2 Stone v. Federal Deposit Insurance Corporation, 179 F.3d 1368, 1376 (Fed. Cir. 1999).

3 To determine if the information was new and material, the Board was instructed to consider:  “whether the ex parte communication merely introduces ‘cumulative’ information or new information; whether the employee knew of the error and had a chance to respond to it; and whether the ex parte communications were of the type likely to result in undue pressure upon the deciding official to rule in a particular manner.  Ultimately, the inquiry of the Board is whether the ex parte communication is so substantial and so likely to cause prejudice that no employee can fairly be required to be subjected to a deprivation of property under such circumstances.”  Id. at 1377.

4 Ward v. U.S. Postal Service, 634 F.3d 1274, 1280 (Fed.
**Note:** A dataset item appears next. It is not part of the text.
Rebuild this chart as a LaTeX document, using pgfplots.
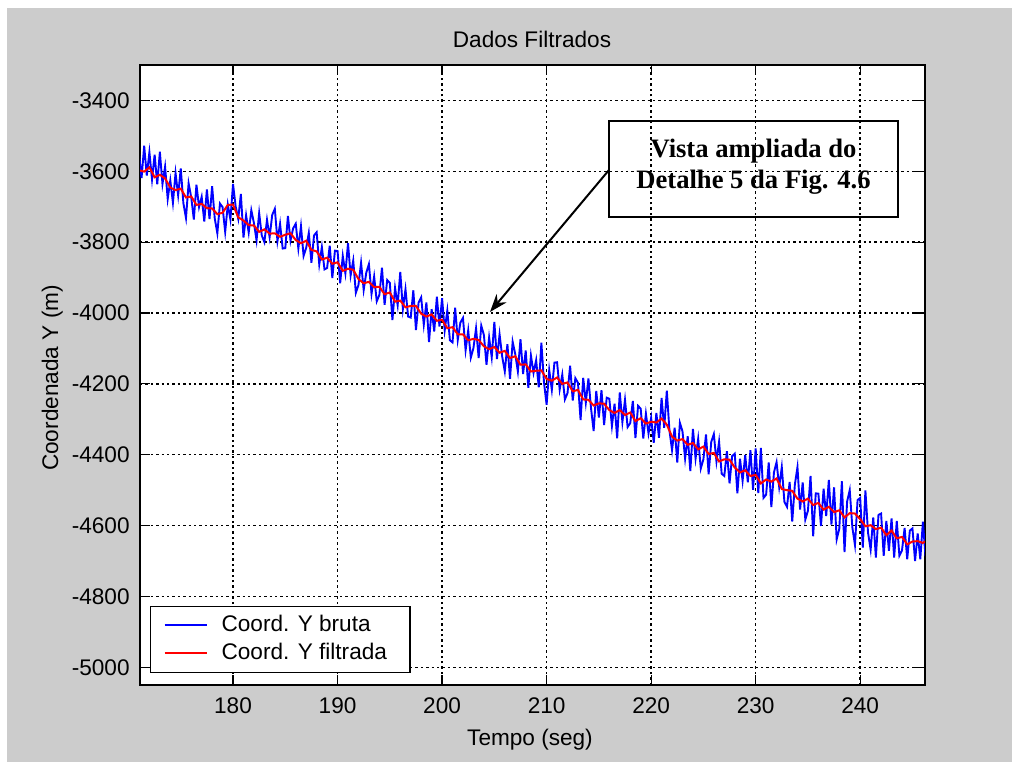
\documentclass[border=0pt]{standalone}
\usepackage{fontspec}
\setmainfont{Liberation Sans}
\newfontfamily\tnr{Liberation Serif}
\usepackage{pgfplots}
\pgfplotsset{compat=1.18}
\pgfplotsset{legend image code/.code={\path (0pt,0pt); \draw[#1] (2pt,0pt) -- (23pt,0pt);}}
\usetikzlibrary{arrows.meta}
\definecolor{bg}{RGB}{204,204,204}
\newcommand\mfont{\fontsize{11.3}{13.5}\selectfont}
\begin{document}
\begin{tikzpicture}
\fill[white] (0pt,0pt) rectangle (506pt,381pt);
\fill[bg] (3.5pt,0pt) rectangle (506pt,377pt);
\begin{axis}[
  at={(70pt,38.5pt)}, anchor=south west,
  scale only axis, width=392.5pt, height=310pt,
  xmin=171.1, xmax=246.2, ymin=-5050, ymax=-3300,
  xtick={180,190,...,240}, xticklabels={180,190,200,210,220,230,240},
  ytick={-5000,-4800,...,-3400},
  yticklabels={-5000,-4800,-4600,-4400,-4200,-4000,-3800,-3600,-3400},
  grid=major,
  major grid style={black, line width=0.7pt, dash pattern=on 1.2pt off 1.5pt},
  tick align=inside, major tick length=5pt,
  tick style={black, line width=0.6pt},
  axis line style={black, line width=0.8pt},
  axis background/.style={fill=white},
  tick label style={font=\mfont, inner sep=0pt},
  xticklabel style={yshift=-6pt},
  yticklabel style={xshift=-5pt},
  legend style={at={(axis description cs:0,0)}, anchor=south west,
    xshift=5pt, yshift=6pt, draw=black, line width=0.6pt, fill=white,
    font=\mfont, inner xsep=4.5pt, inner ysep=4.5pt, row sep=4pt,
    nodes={inner xsep=7pt, inner ysep=0pt, text height=8pt, text depth=2pt, anchor=west}},
  legend cell align=left,
]
\addplot[blue, line width=0.95pt] coordinates {
(171,-3549)(171.25,-3619)(171.5,-3528)(171.75,-3612)
(172,-3546)(172.25,-3623)(172.5,-3553)(172.75,-3637)
(173,-3545)(173.25,-3636)(173.5,-3587)(173.75,-3678)
(174,-3626)(174.25,-3689)(174.5,-3605)(174.75,-3668)
(175,-3592)(175.25,-3690)(175.5,-3732)(175.75,-3634)
(176,-3673)(176.25,-3736)(176.5,-3638)(176.75,-3701)
(177,-3672)(177.25,-3742)(177.5,-3651)(177.75,-3735)
(178,-3642)(178.25,-3733)(178.5,-3775)(178.75,-3691)
(179,-3701)(179.25,-3771)(179.5,-3694)(179.75,-3736)
(180,-3636)(180.25,-3699)(180.5,-3734)(180.75,-3664)
(181,-3787)(181.25,-3724)(181.5,-3773)(181.75,-3710)
(182,-3746)(182.25,-3795)(182.5,-3718)(182.75,-3781)
(183,-3800)(183.25,-3737)(183.5,-3786)(183.75,-3723)
(184,-3706)(184.25,-3797)(184.5,-3748)(184.75,-3818)
(185,-3817)(185.25,-3726)(185.5,-3796)(185.75,-3761)
(186,-3748)(186.25,-3818)(186.5,-3755)(186.75,-3839)
(187,-3816)(187.25,-3774)(187.5,-3858)(187.75,-3781)
(188,-3772)(188.25,-3863)(188.5,-3814)(188.75,-3877)
(189,-3873)(189.25,-3810)(189.5,-3901)(189.75,-3824)
(190,-3825)(190.25,-3916)(190.5,-3839)(190.75,-3888)
(191,-3803)(191.25,-3894)(191.5,-3852)(191.75,-3943)
(192,-3921)(192.25,-3858)(192.5,-3935)(192.75,-3886)
(193,-3862)(193.25,-3946)(193.5,-3897)(193.75,-3967)
(194,-3949)(194.25,-3872)(194.5,-3977)(194.75,-3907)
(195,-3915)(195.25,-4020)(195.5,-3929)(195.75,-3978)
(196,-3884)(196.25,-3989)(196.5,-3933)(196.75,-4010)
(197,-4013)(197.25,-3936)(197.5,-4048)(197.75,-3971)
(198,-3956)(198.25,-4033)(198.5,-3970)(198.75,-4082)
(199,-3989)(199.25,-4052)(199.5,-3954)(199.75,-4038)
(200,-3958)(200.25,-4049)(200.5,-3993)(200.75,-4077)
(201,-4083)(201.25,-3985)(201.5,-4076)(201.75,-4027)
(202,-4014)(202.25,-4105)(202.5,-4049)(202.75,-4126)
(203,-4099)(203.25,-4043)(203.5,-4127)(203.75,-4036)
(204,-4062)(204.25,-4146)(204.5,-4069)(204.75,-4125)
(205,-4025)(205.25,-4130)(205.5,-4060)(205.75,-4123)
(206,-4165)(206.25,-4088)(206.5,-4186)(206.75,-4081)
(207,-4116)(207.25,-4165)(207.5,-4074)(207.75,-4172)
(208,-4106)(208.25,-4211)(208.5,-4120)(208.75,-4169)
(209,-4133)(209.25,-4210)(209.5,-4084)(209.75,-4196)
(210,-4259)(210.25,-4161)(210.5,-4217)(210.75,-4140)
(211,-4139)(211.25,-4216)(211.5,-4174)(211.75,-4244)
(212,-4226)(212.25,-4149)(212.5,-4247)(212.75,-4184)
(213,-4197)(213.25,-4302)(213.5,-4183)(213.75,-4253)
(214,-4185)(214.25,-4269)(214.5,-4333)(214.75,-4220)
(215,-4295)(215.25,-4218)(215.5,-4316)(215.75,-4239)
(216,-4242)(216.25,-4319)(216.5,-4256)(216.75,-4354)
(217,-4224)(217.25,-4308)(217.5,-4245)(217.75,-4322)
(218,-4311)(218.25,-4248)(218.5,-4353)(218.75,-4262)
(219,-4270)(219.25,-4354)(219.5,-4284)(219.75,-4340)
(220,-4296)(220.25,-4366)(220.5,-4282)(220.75,-4352)
(221,-4240)(221.25,-4324)(221.5,-4219)(221.75,-4331)
(222,-4387)(222.25,-4324)(222.5,-4422)(222.75,-4310)
(223,-4334)(223.25,-4411)(223.5,-4348)(223.75,-4446)
(224,-4327)(224.25,-4411)(224.5,-4355)(224.75,-4439)
(225,-4413)(225.25,-4343)(225.5,-4455)(225.75,-4364)
(226,-4342)(226.25,-4419)(226.5,-4363)(226.75,-4454)
(227,-4460)(227.25,-4390)(227.5,-4481)(227.75,-4404)
(228,-4397)(228.25,-4509)(228.5,-4411)(228.75,-4474)
(229,-4401)(229.25,-4478)(229.5,-4387)(229.75,-4499)
(230,-4382)(230.25,-4508)(230.5,-4381)(230.75,-4522)
(231,-4513)(231.25,-4422)(231.5,-4548)(231.75,-4450)
(232,-4421)(232.25,-4491)(232.5,-4435)(232.75,-4533)
(233,-4547)(233.25,-4477)(233.5,-4589)(233.75,-4484)
(234,-4435)(234.25,-4555)(234.5,-4478)(234.75,-4583)
(235,-4558)(235.25,-4460)(235.5,-4630)(235.75,-4509)
(236,-4510)(236.25,-4601)(236.5,-4496)(236.75,-4573)
(237,-4471)(237.25,-4597)(237.5,-4492)(237.75,-4639)
(238,-4609)(238.25,-4475)(238.5,-4675)(238.75,-4532)
(239,-4500)(239.25,-4605)(239.5,-4655)(239.75,-4528)
(240,-4522)(240.25,-4662)(240.5,-4501)(240.75,-4620)
(241,-4668)(241.25,-4577)(241.5,-4690)(241.75,-4570)
(242,-4566)(242.25,-4685)(242.5,-4587)(242.75,-4671)
(243,-4580)(243.25,-4690)(243.5,-4587)(243.75,-4685)
(244,-4670)(244.25,-4607)(244.5,-4695)(244.75,-4614)
(245,-4608)(245.25,-4700)(245.5,-4622)(245.75,-4695)
(246,-4589)(246.25,-4687)
};
\addlegendentry{Coord. Y bruta}
\addplot[red, line width=1pt] coordinates {
(171,-3597)(171.5,-3601)(172,-3589)(172.5,-3617)(173,-3610)(173.5,-3620)
(174,-3646)(174.5,-3653)(175,-3649)(175.5,-3674)(176,-3671)(176.5,-3695)
(177,-3692)(177.5,-3704)(178,-3705)(178.5,-3721)(179,-3717)(179.5,-3695)
(180,-3694)(180.5,-3730)(181,-3739)(181.5,-3752)(182,-3753)(182.5,-3771)
(183,-3764)(183.5,-3776)(184,-3775)(184.5,-3785)(185,-3779)(185.5,-3775)
(186,-3794)(186.5,-3803)(187,-3796)(187.5,-3822)(188,-3826)(188.5,-3849)
(189,-3844)(189.5,-3861)(190,-3857)(190.5,-3881)(191,-3875)(191.5,-3878)
(192,-3904)(192.5,-3916)(193,-3912)(193.5,-3927)(194,-3926)(194.5,-3947)
(195,-3942)(195.5,-3968)(196,-3965)(196.5,-3984)(197,-3980)(197.5,-3980)
(198,-4002)(198.5,-4010)(199,-4004)(199.5,-4022)(200,-4019)(200.5,-4043)
(201,-4040)(201.5,-4060)(202,-4060)(202.5,-4077)(203,-4073)(203.5,-4076)
(204,-4094)(204.5,-4102)(205,-4096)(205.5,-4112)(206,-4107)(206.5,-4127)
(207,-4122)(207.5,-4146)(208,-4145)(208.5,-4165)(209,-4163)(209.5,-4162)
(210,-4186)(210.5,-4191)(211,-4182)(211.5,-4200)(212,-4196)(212.5,-4221)
(213,-4217)(213.5,-4244)(214,-4245)(214.5,-4261)(215,-4255)(215.5,-4256)
(216,-4274)(216.5,-4282)(217,-4274)(217.5,-4288)(218,-4281)(218.5,-4305)
(219,-4297)(219.5,-4312)(220,-4307)(220.5,-4309)(221,-4298)(221.5,-4315)
(222,-4349)(222.5,-4360)(223,-4356)(223.5,-4372)(224,-4367)(224.5,-4385)
(225,-4377)(225.5,-4398)(226,-4395)(226.5,-4419)(227,-4413)(227.5,-4414)
(228,-4436)(228.5,-4450)(229,-4444)(229.5,-4460)(230,-4457)(230.5,-4481)
(231,-4470)(231.5,-4476)(232,-4467)(232.5,-4497)(233,-4500)(233.5,-4502)
(234,-4524)(234.5,-4532)(235,-4524)(235.5,-4542)(236,-4536)(236.5,-4555)
(237,-4547)(237.5,-4562)(238,-4557)(238.5,-4577)(239,-4565)(239.5,-4566)
(240,-4582)(240.5,-4602)(241,-4599)(241.5,-4610)(242,-4606)(242.5,-4627)
(243,-4614)(243.5,-4636)(244,-4632)(244.5,-4653)(245,-4645)(245.5,-4644)
(246,-4649)(246.5,-4640)
};
\addlegendentry{Coord. Y filtrada}
\end{axis}
\node[font=\mfont, anchor=base] at (266pt,357pt) {Dados Filtrados};
\node[font=\mfont, anchor=base] at (265pt,8.5pt) {Tempo (seg)};
\node[font=\mfont, anchor=base, rotate=90] at (29pt,192pt) {Coordenada Y (m)};
\draw[black, line width=1.2pt] (304.5pt,272.5pt) rectangle (449pt,320.5pt);
\node[font={\tnr\bfseries\fontsize{13.3}{16}\selectfont}, anchor=base, inner sep=0pt] at (376.75pt,302pt) {Vista ampliada do};
\node[font={\tnr\bfseries\fontsize{13.3}{16}\selectfont}, anchor=base, inner sep=0pt] at (376.75pt,286.5pt) {Detalhe 5 da Fig. 4.6};
\draw[black, line width=1pt, -{Stealth[length=9pt, width=6.5pt]}] (304.5pt,296pt) -- (245pt,225pt);
\end{tikzpicture}
\end{document}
Cir. 2011).  If no substantive (constitutional) rights were violated, then the Board must examine if procedural rights set forth in statute or regulation were violated.  As explained in our article, Agency Officials’ Substantive and Procedural Errors and How to Fix Them, procedural errors are examined using a different test than substantive errors.  However, if an action is cancelled because of the violation of a procedural or substantive right, the agency is free to take the action again, using the correct process.

5 Compare 5 U.S.C. § 7503(b) with 5 U.S.C. § 7513(b).

6 5 U.S.C. § 4303(b)(1).

7 See Stone v. Federal Deposit Insurance Corporation, 179 F.3d 1368, 1375 (Fed. Cir. 1999) (explaining that “§ 7513 and § 4303 [of title 5] do not provide the final limit on the procedures the agency must follow in removing [an employee]”).

8 5 C.F.R. §§ 752.203(b), 752.404(b).

9 See, e.g., Respondent’s Brief, Helmann v. Department of Veterans Affairs (No. 2015-3086) (Jun. 1, 2016), at 35-44 (explaining that the Department of Justice had concluded that a section of a bill intended to streamline certain adverse action cases involving the Senior Executive Service violated the appointments clause of the Constitution and should therefore be declared invalid).